Большие толпы народа собрались на пути движения поезда, с великим удивлением наблюдали столичные жители эту необыкновенно пышную, и даже, казалось, торжественную процессию.

Жадно вглядывался Данилыч — в последний раз, может быть! — в окраины Санкт-Петербурга, что уже мелькали за каретным окном. Вот они выстраданные им, ставшие родными места!.. Проплыла последняя улочка, дома маленькие, но под один горизонт, за ней — плац, потом — прочная, ухоженная казарма… Спокойно, размеренно, словно в гарнизоне ничего не случилось, прохаживаются возле полосатых будок подтянутые, бравые часовые, равнодушные к тому, что вот отправляется в ссылку он, высший воинский чин, генералиссимус российских войск Александр Данилович Меншиков… Что им, часовым… Несут они гарнизонную службу — и кончено! Так и должно…

«А вот откуда появились здесь, возле новой столицы, за самой заставой, вот эти нелюдимые зады крестьянских дворов, что смотрят на дорогу развалившимися, черными гумнами? — думал Меншиков под лепет бубенчиков. — Чьи крестьяне? И когда это успели они разориться?»

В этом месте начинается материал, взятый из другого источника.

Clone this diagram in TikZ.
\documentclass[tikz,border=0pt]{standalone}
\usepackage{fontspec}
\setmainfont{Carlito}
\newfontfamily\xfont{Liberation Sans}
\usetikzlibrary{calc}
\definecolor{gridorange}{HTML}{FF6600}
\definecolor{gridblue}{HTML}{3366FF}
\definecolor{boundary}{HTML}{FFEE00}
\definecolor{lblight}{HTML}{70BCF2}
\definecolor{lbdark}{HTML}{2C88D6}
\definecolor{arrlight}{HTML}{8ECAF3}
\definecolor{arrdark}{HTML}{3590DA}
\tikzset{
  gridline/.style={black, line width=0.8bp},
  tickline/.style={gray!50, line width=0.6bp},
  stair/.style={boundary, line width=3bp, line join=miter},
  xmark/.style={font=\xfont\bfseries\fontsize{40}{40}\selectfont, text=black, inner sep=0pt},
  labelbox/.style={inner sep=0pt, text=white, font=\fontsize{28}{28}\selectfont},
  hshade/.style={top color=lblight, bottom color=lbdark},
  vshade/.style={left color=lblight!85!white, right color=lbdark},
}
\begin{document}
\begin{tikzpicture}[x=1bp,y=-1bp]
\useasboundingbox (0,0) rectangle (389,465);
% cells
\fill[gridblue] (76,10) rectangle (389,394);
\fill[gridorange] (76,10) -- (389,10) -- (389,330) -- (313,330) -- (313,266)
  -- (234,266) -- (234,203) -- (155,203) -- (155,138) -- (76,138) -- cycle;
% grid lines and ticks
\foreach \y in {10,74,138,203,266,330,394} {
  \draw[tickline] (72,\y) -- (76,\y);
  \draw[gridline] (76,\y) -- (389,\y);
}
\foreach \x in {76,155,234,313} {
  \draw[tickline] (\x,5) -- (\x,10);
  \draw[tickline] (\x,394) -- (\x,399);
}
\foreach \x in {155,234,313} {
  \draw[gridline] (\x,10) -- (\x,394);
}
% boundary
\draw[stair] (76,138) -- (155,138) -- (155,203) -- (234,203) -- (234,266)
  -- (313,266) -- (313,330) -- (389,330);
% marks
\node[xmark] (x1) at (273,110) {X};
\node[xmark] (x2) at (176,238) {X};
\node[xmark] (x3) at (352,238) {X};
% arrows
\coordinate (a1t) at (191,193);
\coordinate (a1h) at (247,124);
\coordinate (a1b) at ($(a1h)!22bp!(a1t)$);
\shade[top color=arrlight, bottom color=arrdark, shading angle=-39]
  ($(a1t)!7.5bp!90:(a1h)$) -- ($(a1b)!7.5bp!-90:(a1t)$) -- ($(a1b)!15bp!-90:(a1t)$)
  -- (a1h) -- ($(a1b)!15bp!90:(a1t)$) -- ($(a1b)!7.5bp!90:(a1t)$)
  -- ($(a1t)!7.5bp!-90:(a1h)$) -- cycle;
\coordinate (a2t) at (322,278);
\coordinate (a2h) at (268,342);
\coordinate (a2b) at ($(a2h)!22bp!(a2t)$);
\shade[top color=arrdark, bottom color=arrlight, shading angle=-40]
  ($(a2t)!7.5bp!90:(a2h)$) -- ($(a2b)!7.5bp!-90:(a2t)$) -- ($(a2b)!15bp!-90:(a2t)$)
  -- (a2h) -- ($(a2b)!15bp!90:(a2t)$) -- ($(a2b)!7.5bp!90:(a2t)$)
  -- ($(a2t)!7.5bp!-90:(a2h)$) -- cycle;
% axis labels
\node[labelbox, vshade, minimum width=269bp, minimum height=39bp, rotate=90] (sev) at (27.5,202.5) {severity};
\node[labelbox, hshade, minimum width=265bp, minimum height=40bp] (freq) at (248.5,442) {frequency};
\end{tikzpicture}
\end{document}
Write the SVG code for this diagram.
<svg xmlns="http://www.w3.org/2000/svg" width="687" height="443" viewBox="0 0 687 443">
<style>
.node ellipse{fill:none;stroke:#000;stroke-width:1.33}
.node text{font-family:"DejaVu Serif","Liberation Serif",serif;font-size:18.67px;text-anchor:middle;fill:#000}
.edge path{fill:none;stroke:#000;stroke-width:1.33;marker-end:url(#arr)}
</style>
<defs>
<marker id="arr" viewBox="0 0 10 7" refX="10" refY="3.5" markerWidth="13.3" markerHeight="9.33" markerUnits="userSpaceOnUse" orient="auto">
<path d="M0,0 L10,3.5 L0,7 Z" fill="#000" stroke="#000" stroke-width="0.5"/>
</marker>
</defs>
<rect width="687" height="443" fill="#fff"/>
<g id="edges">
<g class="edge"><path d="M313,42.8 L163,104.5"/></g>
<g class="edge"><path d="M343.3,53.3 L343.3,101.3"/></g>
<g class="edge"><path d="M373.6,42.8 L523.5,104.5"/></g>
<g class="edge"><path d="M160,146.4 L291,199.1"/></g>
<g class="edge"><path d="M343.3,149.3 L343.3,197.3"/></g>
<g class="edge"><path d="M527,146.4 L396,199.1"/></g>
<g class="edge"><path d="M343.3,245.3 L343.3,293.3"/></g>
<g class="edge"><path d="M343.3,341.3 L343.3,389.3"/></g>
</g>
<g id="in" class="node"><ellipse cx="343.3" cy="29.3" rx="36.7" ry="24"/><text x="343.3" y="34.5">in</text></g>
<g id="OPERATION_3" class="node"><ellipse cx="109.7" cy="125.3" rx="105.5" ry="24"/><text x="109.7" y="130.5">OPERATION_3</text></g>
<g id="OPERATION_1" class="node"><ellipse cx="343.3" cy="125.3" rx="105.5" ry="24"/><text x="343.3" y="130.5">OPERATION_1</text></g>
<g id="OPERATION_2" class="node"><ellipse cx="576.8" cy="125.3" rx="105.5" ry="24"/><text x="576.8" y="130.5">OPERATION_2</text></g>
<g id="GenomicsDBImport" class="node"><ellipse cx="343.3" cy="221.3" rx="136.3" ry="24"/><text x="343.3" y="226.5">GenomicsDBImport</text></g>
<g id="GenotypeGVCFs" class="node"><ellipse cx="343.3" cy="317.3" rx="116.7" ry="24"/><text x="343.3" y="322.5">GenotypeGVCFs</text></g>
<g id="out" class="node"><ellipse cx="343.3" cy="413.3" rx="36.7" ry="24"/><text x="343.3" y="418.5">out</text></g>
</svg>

По ухабистым, хлипким осенним дорогам, мимо нахохлившихся сел, деревень — нищих, дымных и голых, пропахших печной сыростью, прелью, — катился великолепный, блестящий, словно свадебный поезд. Выгибали крутые шеи рысаки, раскормленные до желобов на крупах и спинах, храпели, вздрагивали всей кожей; косили огненными глазами, озирались на опушку плохого лесишка, раскинувшегося беспорялочно сбоку дороги, где в сумерки уже начинали светиться волчьи глаза. Лихо свистали гайдуки, выли форейторы, зычно гаркали кучера, приговаривали:

— Ии-эх вы-ы… очи сокольи, брови собольи, груди лебедины, походкой павлины!..

Малиновым звоном заливались поддужные валдайские колокольчики…

Весьма и весьма неприятно поражены были таким выездом Долгорукие и другие, теперь близкие к государю, вельможи.